** START OF DATA **
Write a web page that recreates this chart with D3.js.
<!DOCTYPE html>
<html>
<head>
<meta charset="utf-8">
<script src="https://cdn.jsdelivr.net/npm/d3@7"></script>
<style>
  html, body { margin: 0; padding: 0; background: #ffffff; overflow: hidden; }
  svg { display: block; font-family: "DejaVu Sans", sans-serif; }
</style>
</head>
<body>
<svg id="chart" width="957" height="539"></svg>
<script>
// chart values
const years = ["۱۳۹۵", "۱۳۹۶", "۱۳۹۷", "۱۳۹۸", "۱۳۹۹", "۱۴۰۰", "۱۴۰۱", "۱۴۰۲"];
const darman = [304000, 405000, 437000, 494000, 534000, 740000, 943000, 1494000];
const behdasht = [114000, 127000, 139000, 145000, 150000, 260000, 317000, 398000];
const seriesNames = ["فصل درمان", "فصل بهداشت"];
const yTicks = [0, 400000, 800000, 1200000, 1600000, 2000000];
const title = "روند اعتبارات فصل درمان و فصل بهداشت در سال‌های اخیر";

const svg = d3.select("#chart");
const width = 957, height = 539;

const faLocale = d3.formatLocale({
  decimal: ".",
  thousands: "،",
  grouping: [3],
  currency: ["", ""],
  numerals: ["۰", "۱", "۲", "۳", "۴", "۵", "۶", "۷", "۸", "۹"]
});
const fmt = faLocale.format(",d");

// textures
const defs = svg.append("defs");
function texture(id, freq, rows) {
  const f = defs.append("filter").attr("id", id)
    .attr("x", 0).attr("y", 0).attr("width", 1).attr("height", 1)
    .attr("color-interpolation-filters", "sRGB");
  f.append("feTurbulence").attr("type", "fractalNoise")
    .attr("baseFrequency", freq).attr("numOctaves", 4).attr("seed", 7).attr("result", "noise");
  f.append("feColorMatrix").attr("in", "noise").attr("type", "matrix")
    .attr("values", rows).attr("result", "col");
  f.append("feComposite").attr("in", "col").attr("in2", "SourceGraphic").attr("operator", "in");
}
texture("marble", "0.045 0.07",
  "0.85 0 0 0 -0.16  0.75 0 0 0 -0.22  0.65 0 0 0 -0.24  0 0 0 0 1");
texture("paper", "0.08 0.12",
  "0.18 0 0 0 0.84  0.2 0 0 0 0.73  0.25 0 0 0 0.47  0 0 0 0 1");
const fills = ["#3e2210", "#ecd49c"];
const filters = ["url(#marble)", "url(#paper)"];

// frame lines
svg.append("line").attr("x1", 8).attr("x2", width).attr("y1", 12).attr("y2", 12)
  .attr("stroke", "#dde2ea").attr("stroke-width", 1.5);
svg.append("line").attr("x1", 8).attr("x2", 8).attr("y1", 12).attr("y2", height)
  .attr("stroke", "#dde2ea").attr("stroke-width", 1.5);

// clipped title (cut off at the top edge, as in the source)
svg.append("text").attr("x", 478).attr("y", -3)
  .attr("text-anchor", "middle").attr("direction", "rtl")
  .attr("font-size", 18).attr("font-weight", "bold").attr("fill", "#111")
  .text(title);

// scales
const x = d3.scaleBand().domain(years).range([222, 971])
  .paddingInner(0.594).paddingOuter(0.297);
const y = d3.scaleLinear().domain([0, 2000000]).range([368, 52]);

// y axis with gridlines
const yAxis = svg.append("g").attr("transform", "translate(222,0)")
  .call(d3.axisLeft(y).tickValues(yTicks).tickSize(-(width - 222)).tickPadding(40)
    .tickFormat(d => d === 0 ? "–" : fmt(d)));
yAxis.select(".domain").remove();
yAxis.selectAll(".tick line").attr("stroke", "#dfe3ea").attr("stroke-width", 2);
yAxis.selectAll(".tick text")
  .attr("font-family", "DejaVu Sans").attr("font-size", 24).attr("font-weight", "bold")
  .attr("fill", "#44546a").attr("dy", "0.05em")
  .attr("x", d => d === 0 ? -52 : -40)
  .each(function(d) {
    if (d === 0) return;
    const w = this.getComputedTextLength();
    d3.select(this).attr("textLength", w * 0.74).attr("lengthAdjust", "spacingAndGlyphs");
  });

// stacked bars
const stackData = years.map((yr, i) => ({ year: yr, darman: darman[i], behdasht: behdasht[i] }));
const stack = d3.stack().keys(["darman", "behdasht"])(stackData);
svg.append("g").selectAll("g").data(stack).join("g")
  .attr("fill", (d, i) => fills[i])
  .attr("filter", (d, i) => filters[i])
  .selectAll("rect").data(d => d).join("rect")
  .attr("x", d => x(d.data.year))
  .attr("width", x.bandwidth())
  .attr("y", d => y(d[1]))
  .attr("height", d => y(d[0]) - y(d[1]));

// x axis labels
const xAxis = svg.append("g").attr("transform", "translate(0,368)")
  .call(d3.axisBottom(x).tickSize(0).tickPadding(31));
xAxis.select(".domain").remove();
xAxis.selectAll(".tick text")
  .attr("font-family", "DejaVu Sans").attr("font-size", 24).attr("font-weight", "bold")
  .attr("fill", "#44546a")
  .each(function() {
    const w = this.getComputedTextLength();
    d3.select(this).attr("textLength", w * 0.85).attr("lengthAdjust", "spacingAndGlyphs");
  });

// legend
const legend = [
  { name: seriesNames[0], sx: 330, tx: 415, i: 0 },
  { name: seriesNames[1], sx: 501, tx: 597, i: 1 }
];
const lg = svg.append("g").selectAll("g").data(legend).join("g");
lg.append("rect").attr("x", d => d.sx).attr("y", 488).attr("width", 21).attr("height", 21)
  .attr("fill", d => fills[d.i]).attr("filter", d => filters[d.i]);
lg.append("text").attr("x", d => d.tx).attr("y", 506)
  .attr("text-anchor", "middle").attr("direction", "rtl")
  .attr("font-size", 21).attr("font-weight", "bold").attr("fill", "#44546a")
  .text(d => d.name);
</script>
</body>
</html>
** END OF DATA **
TASK DESCRIPTION. Retype the data in full and match it exactly.

COMPLETE RESPONSE.
Write a web page that recreates this chart with D3.js.
<!DOCTYPE html>
<html>
<head>
<meta charset="utf-8">
<script src="https://cdn.jsdelivr.net/npm/d3@7"></script>
<style>
  html, body { margin: 0; padding: 0; background: #ffffff; overflow: hidden; }
  svg { display: block; font-family: "DejaVu Sans", sans-serif; }
</style>
</head>
<body>
<svg id="chart" width="957" height="539"></svg>
<script>
// chart values
const years = ["۱۳۹۵", "۱۳۹۶", "۱۳۹۷", "۱۳۹۸", "۱۳۹۹", "۱۴۰۰", "۱۴۰۱", "۱۴۰۲"];
const darman = [304000, 405000, 437000, 494000, 534000, 740000, 943000, 1494000];
const behdasht = [114000, 127000, 139000, 145000, 150000, 260000, 317000, 398000];
const seriesNames = ["فصل درمان", "فصل بهداشت"];
const yTicks = [0, 400000, 800000, 1200000, 1600000, 2000000];
const title = "روند اعتبارات فصل درمان و فصل بهداشت در سال‌های اخیر";

const svg = d3.select("#chart");
const width = 957, height = 539;

const faLocale = d3.formatLocale({
  decimal: ".",
  thousands: "،",
  grouping: [3],
  currency: ["", ""],
  numerals: ["۰", "۱", "۲", "۳", "۴", "۵", "۶", "۷", "۸", "۹"]
});
const fmt = faLocale.format(",d");

// textures
const defs = svg.append("defs");
function texture(id, freq, rows) {
  const f = defs.append("filter").attr("id", id)
    .attr("x", 0).attr("y", 0).attr("width", 1).attr("height", 1)
    .attr("color-interpolation-filters", "sRGB");
  f.append("feTurbulence").attr("type", "fractalNoise")
    .attr("baseFrequency", freq).attr("numOctaves", 4).attr("seed", 7).attr("result", "noise");
  f.append("feColorMatrix").attr("in", "noise").attr("type", "matrix")
    .attr("values", rows).attr("result", "col");
  f.append("feComposite").attr("in", "col").attr("in2", "SourceGraphic").attr("operator", "in");
}
texture("marble", "0.045 0.07",
  "0.85 0 0 0 -0.16  0.75 0 0 0 -0.22  0.65 0 0 0 -0.24  0 0 0 0 1");
texture("paper", "0.08 0.12",
  "0.18 0 0 0 0.84  0.2 0 0 0 0.73  0.25 0 0 0 0.47  0 0 0 0 1");
const fills = ["#3e2210", "#ecd49c"];
const filters = ["url(#marble)", "url(#paper)"];

// frame lines
svg.append("line").attr("x1", 8).attr("x2", width).attr("y1", 12).attr("y2", 12)
  .attr("stroke", "#dde2ea").attr("stroke-width", 1.5);
svg.append("line").attr("x1", 8).attr("x2", 8).attr("y1", 12).attr("y2", height)
  .attr("stroke", "#dde2ea").attr("stroke-width", 1.5);

// clipped title (cut off at the top edge, as in the source)
svg.append("text").attr("x", 478).attr("y", -3)
  .attr("text-anchor", "middle").attr("direction", "rtl")
  .attr("font-size", 18).attr("font-weight", "bold").attr("fill", "#111")
  .text(title);

// scales
const x = d3.scaleBand().domain(years).range([222, 971])
  .paddingInner(0.594).paddingOuter(0.297);
const y = d3.scaleLinear().domain([0, 2000000]).range([368, 52]);

// y axis with gridlines
const yAxis = svg.append("g").attr("transform", "translate(222,0)")
  .call(d3.axisLeft(y).tickValues(yTicks).tickSize(-(width - 222)).tickPadding(40)
    .tickFormat(d => d === 0 ? "–" : fmt(d)));
yAxis.select(".domain").remove();
yAxis.selectAll(".tick line").attr("stroke", "#dfe3ea").attr("stroke-width", 2);
yAxis.selectAll(".tick text")
  .attr("font-family", "DejaVu Sans").attr("font-size", 24).attr("font-weight", "bold")
  .attr("fill", "#44546a").attr("dy", "0.05em")
  .attr("x", d => d === 0 ? -52 : -40)
  .each(function(d) {
    if (d === 0) return;
    const w = this.getComputedTextLength();
    d3.select(this).attr("textLength", w * 0.74).attr("lengthAdjust", "spacingAndGlyphs");
  });

// stacked bars
const stackData = years.map((yr, i) => ({ year: yr, darman: darman[i], behdasht: behdasht[i] }));
const stack = d3.stack().keys(["darman", "behdasht"])(stackData);
svg.append("g").selectAll("g").data(stack).join("g")
  .attr("fill", (d, i) => fills[i])
  .attr("filter", (d, i) => filters[i])
  .selectAll("rect").data(d => d).join("rect")
  .attr("x", d => x(d.data.year))
  .attr("width", x.bandwidth())
  .attr("y", d => y(d[1]))
  .attr("height", d => y(d[0]) - y(d[1]));

// x axis labels
const xAxis = svg.append("g").attr("transform", "translate(0,368)")
  .call(d3.axisBottom(x).tickSize(0).tickPadding(31));
xAxis.select(".domain").remove();
xAxis.selectAll(".tick text")
  .attr("font-family", "DejaVu Sans").attr("font-size", 24).attr("font-weight", "bold")
  .attr("fill", "#44546a")
  .each(function() {
    const w = this.getComputedTextLength();
    d3.select(this).attr("textLength", w * 0.85).attr("lengthAdjust", "spacingAndGlyphs");
  });

// legend
const legend = [
  { name: seriesNames[0], sx: 330, tx: 415, i: 0 },
  { name: seriesNames[1], sx: 501, tx: 597, i: 1 }
];
const lg = svg.append("g").selectAll("g").data(legend).join("g");
lg.append("rect").attr("x", d => d.sx).attr("y", 488).attr("width", 21).attr("height", 21)
  .attr("fill", d => fills[d.i]).attr("filter", d => filters[d.i]);
lg.append("text").attr("x", d => d.tx).attr("y", 506)
  .attr("text-anchor", "middle").attr("direction", "rtl")
  .attr("font-size", 21).attr("font-weight", "bold").attr("fill", "#44546a")
  .text(d => d.name);
</script>
</body>
</html>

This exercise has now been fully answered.